In Umbria la denatalità accelera: tra gennaio e luglio 2025 sono venuti alla luce 2.513 bambini, contro i 2.779 dello stesso periodo del 2024 e i 2.693 del 2023. La flessione è del 9,6%, sensibilmente peggiore del -6,3% registrato a livello nazionale. È il terzo peggior risultato d’Italia, dietro Abruzzo (-10,2%) e Sardegna (-10,1%). Numeri che rilanciano un tema già noto – l’invecchiamento del tessuto demografico – ma che oggi impongono scelte più rapide su servizi, lavoro e conciliazione.
Secondo i dati provvisori Istat relativi ai primi sei mesi del 2025, l’Umbria scivola sul podio delle regioni con la caduta più brusca delle nascite. L’indicatore sintetico del fenomeno è il tasso di natalità, fermo al 3 per mille nel periodo considerato (era 3,3 per mille un anno fa). In valori assoluti, il Paese si ferma a 197.956 nati tra gennaio e luglio 2025, contro i 211.250 dello stesso periodo del 2024 e i 214.407 del 2023.
Poche le eccezioni positive nella mappa italiana: Valle d’Aosta cresce del 5,5%, la Provincia autonoma di Bolzano dell’1,9% e quella di Trento dello 0,6%. Per il resto, prevale il segno meno, con un Centro-Nord che rallenta e alcune regioni – tra cui l’Umbria – che arretrano più della media.
Il calo delle nascite non è un accidente congiunturale. La fotografia umbra riflette tendenze di lungo periodo: età media più alta, compressione del numero di donne in età fertile, percorsi di studio e lavoro più lunghi, precarietà che rimanda le scelte familiari, difficoltà nella conciliazione. In molte aree interne incidono anche la rarificazione dei servizi e la mobilità quotidiana, con la distanza da asili nido e pediatrie che pesa sulle decisioni. A ciò si sommano i costi abitativi e l’inflazione degli ultimi due anni, che hanno eroso la capacità di risparmio delle coppie. La conseguenza è un’ulteriore discesa dei nati, che in Umbria si fa più ripida proprio mentre le coorti dei venti-trentenni si assottigliano.
Un elemento che attraversa l’Italia e riguarda da vicino l’Umbria è la composizione delle famiglie. Nel 2024, come già nel 2023, calano sia i nati da coppie coniugate sia quelli da coppie non coniugate, ma la contrazione è più marcata tra i coniugati. Il Centro detiene la quota più alta di nati da genitori non sposati (49,6%), seguito dal Nord (42,8%); il Mezzogiorno, pur restando più basso, sale al 40,3% (+1,8 punti).

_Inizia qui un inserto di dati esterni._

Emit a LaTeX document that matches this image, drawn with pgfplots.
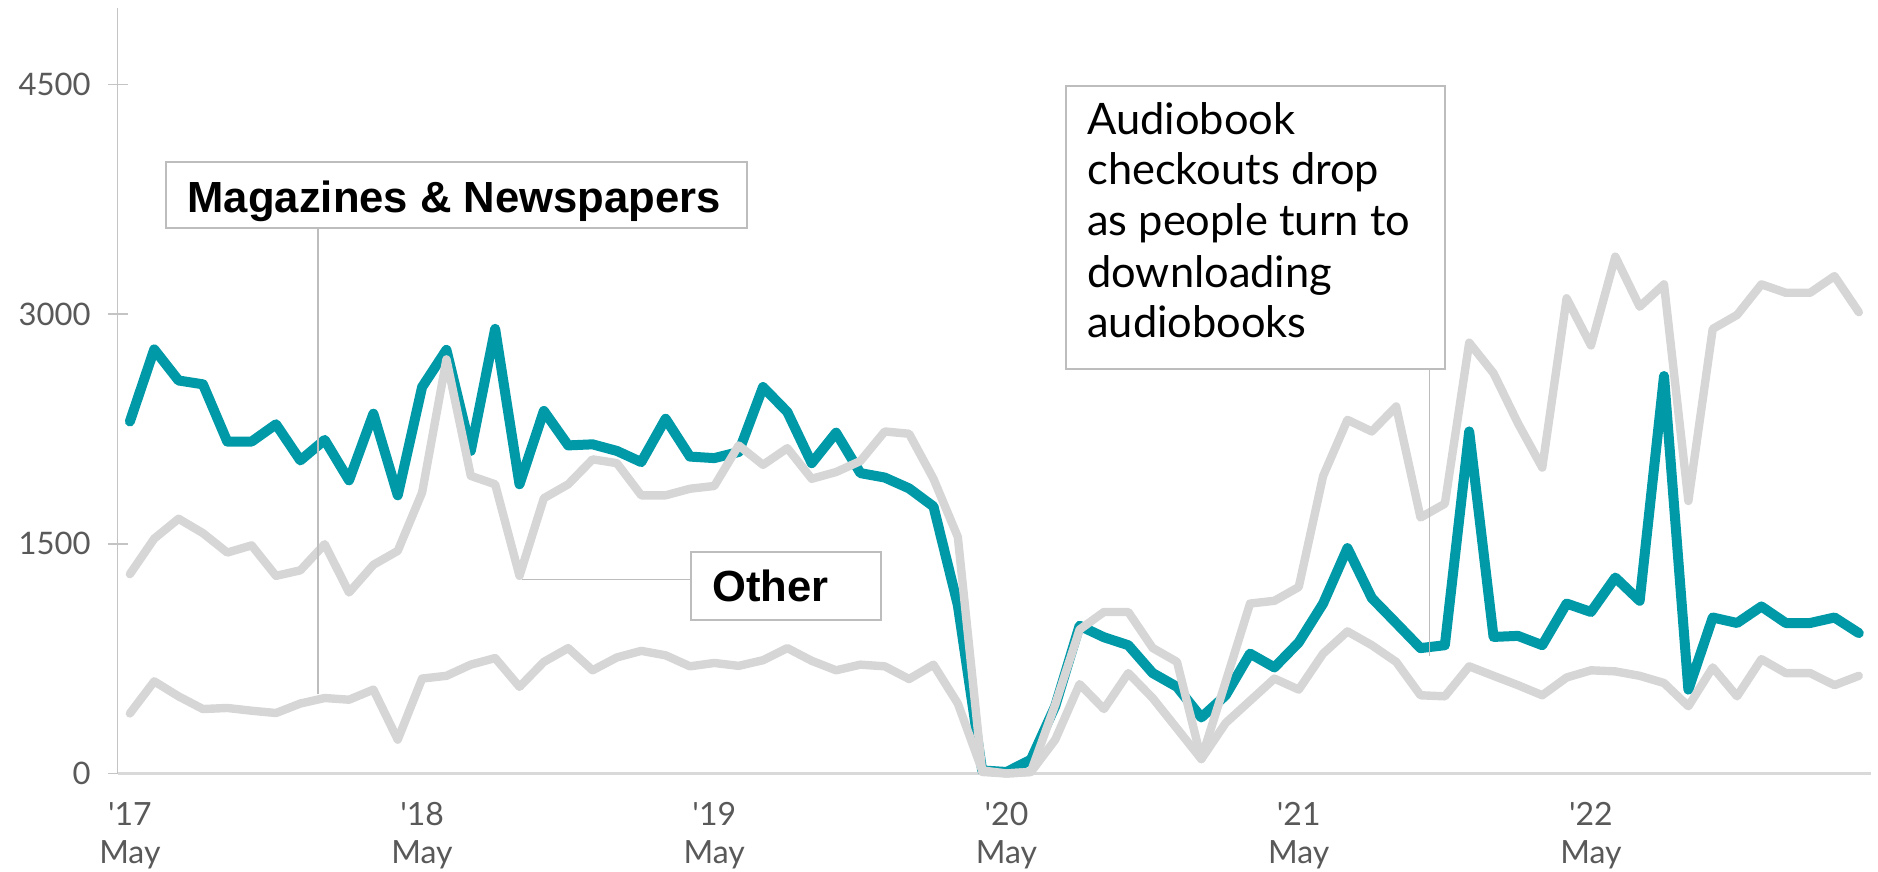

Nel dettaglio regionale, spicca la Sardegna con il 56,6% di nati more uxorio. In Umbria l’indicatore è stabile al 50,7% e nel Lazio è al 50,6%. È un segnale che racconta trasformazioni culturali radicate: la decisione di avere un figlio prescinde sempre più dal matrimonio, ma non per questo diventa più frequente. La scelta genitoriale resta, anzi, più selettiva e tardiva.
Anche i nomi dicono qualcosa dei tempi. A livello nazionale resiste il primato di Leonardo tra i maschi, un dominio che dura dal 2018. Ma in Umbria – come nelle Marche – il primo posto spetta a Edoardo, piccola eccezione che riflette gusti locali e cicli generazionali. Tra le bambine, Sofia continua a guidare in molte regioni del Centro-Nord. È un dettaglio, certo, ma segnala come, anche in una fase di contrazione, il racconto della natalità resti vivo nelle comunità.
Se l’Umbria non vuole rassegnarsi a culle sempre più vuote, serve una risposta coerente su più fronti. Nidi e servizi educativi 0-3 diffusi e accessibili, orari flessibili e tempo pieno a scuola, un welfare aziendale che sostenga davvero i rientri al lavoro, congedi equi per madri e padri. Poi la questione casa: canoni calmierati e sostegni stabili per le giovani coppie possono accelerare scelte oggi rinviate.
Infine il lavoro: contratti non episodici, salari adeguati e percorsi di crescita riducono l’incertezza e rendono sostenibile il progetto di un figlio. I numeri Istat mettono l’Umbria di fronte a una priorità: agire adesso per evitare che il -9,6% diventi il nuovo normale.